Instructions to follow
Scan the records for the string "this"; copy each line where it occurs.

## begin Input material

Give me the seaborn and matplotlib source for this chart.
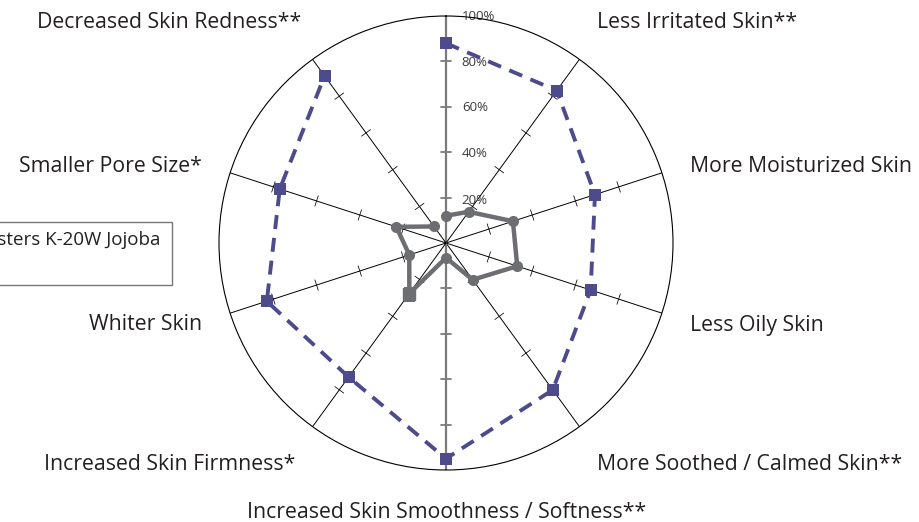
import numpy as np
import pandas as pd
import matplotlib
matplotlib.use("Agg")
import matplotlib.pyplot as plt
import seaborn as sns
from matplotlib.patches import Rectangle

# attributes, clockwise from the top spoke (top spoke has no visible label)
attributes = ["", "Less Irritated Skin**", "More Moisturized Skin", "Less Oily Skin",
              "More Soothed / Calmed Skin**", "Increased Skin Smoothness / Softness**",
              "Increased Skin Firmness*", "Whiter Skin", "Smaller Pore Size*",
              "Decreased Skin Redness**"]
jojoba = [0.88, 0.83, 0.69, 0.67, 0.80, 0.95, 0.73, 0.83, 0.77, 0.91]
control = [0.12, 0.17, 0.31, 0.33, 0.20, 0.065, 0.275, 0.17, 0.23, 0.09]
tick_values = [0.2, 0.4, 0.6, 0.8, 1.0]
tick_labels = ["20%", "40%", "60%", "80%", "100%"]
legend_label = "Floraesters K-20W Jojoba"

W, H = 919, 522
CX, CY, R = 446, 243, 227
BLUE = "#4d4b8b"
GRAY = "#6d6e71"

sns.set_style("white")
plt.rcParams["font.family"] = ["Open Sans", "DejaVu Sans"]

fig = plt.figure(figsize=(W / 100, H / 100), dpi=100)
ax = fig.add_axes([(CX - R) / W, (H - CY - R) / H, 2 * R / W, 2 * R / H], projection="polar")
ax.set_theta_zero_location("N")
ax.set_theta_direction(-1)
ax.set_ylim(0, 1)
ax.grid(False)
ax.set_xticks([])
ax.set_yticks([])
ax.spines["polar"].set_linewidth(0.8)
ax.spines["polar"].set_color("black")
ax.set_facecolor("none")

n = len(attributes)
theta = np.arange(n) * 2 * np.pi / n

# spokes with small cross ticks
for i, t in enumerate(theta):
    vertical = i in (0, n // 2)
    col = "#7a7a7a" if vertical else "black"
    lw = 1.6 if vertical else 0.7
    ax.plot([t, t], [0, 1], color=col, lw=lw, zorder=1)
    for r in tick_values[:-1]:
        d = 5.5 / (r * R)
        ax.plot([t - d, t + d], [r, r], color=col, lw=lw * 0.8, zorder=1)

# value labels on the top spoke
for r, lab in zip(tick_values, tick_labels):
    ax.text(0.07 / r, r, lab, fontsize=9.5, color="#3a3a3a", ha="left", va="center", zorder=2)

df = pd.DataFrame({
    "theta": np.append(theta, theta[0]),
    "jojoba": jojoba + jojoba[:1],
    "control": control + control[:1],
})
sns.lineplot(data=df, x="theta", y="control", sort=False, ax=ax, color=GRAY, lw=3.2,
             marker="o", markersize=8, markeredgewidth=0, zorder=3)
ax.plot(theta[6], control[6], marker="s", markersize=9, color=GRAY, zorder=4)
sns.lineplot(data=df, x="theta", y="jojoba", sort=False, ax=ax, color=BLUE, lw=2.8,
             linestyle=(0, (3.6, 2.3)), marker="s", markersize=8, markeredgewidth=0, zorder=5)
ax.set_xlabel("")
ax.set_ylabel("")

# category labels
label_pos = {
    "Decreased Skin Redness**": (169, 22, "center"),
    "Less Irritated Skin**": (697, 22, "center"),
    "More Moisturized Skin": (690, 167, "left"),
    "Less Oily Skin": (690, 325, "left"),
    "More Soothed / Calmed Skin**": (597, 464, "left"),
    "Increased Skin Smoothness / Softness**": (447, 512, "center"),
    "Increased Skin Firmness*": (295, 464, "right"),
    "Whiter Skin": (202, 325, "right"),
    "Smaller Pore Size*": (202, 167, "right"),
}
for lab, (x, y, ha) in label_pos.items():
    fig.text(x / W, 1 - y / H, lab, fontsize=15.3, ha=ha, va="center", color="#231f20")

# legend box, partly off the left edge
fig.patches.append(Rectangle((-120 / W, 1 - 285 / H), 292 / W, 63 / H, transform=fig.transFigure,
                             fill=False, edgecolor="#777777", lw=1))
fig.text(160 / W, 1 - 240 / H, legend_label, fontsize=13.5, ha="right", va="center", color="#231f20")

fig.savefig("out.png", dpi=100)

## end Input material
## begin Input material

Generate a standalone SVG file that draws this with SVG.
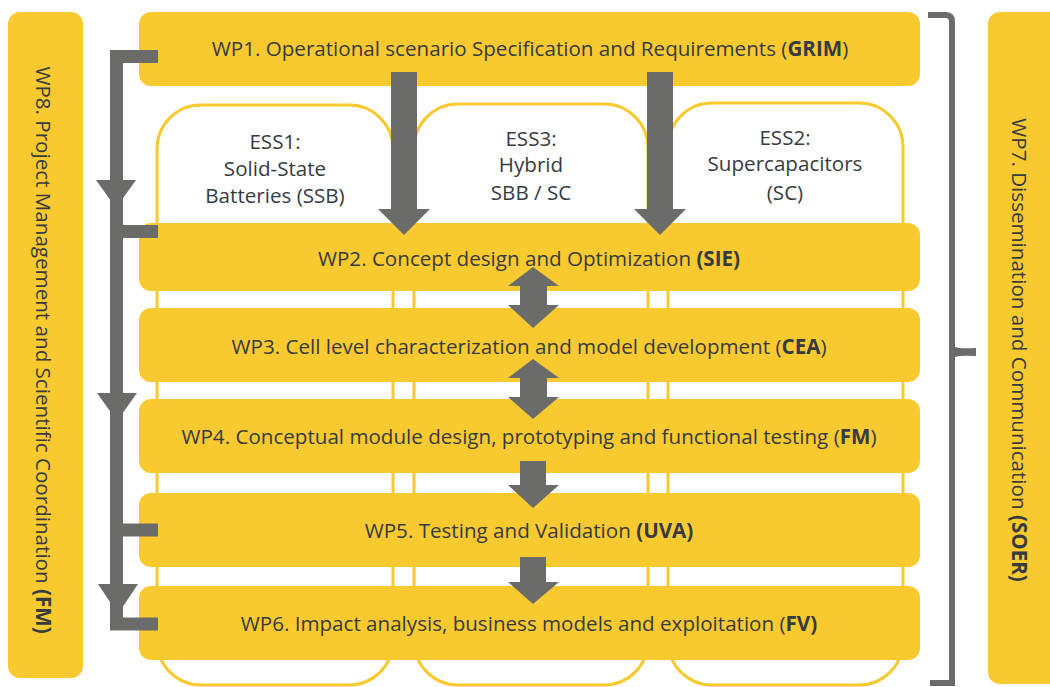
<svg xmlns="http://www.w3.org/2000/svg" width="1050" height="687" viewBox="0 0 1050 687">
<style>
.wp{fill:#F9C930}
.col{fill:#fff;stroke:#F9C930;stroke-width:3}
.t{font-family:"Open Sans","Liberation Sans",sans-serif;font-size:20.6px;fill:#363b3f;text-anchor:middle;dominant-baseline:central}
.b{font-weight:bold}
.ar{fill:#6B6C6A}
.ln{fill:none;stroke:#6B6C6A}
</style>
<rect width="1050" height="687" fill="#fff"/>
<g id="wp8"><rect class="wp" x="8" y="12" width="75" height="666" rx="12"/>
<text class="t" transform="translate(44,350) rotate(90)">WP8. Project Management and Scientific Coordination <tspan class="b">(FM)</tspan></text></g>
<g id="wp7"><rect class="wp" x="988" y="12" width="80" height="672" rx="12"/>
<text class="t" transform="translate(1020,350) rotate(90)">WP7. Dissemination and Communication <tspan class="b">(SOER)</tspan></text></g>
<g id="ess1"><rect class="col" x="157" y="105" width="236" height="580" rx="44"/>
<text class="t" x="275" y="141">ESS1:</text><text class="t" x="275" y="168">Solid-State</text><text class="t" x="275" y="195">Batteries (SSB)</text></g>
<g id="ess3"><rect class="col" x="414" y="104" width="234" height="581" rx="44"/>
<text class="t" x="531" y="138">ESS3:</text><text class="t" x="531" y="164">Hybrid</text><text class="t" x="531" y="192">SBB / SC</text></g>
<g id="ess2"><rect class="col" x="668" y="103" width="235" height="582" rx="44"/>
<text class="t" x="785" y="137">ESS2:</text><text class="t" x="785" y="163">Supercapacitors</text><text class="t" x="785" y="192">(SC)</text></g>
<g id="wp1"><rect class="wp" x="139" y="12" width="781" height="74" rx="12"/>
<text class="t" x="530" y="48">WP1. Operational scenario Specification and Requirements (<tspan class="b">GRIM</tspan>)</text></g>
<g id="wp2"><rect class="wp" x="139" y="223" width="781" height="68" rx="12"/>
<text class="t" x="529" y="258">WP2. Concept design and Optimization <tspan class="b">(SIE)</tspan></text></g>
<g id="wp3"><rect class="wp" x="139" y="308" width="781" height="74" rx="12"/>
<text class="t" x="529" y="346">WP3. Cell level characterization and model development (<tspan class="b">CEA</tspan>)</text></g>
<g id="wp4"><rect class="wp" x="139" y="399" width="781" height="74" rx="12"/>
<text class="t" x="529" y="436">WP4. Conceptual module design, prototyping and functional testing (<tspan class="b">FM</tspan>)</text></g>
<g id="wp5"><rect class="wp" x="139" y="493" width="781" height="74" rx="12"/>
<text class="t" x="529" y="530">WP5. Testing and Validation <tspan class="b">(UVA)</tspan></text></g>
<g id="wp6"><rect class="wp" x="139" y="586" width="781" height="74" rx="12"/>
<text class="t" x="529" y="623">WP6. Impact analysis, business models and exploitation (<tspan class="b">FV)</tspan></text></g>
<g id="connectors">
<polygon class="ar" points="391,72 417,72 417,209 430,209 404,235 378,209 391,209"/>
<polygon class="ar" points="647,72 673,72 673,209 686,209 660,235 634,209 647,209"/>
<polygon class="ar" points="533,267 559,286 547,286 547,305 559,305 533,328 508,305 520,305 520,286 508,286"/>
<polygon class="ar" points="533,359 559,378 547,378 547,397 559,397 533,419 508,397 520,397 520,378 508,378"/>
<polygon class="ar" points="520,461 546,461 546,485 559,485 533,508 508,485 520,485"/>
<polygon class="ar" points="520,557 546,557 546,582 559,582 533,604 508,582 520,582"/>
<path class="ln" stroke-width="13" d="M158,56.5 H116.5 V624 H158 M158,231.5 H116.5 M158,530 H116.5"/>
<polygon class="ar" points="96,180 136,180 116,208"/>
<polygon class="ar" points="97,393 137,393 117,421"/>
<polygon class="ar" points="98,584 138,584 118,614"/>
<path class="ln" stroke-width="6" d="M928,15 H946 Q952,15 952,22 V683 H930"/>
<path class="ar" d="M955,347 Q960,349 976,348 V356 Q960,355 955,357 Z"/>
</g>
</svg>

## end Input material

Result of the exercise
Give me the seaborn and matplotlib source for this chart.
Generate a standalone SVG file that draws this with SVG.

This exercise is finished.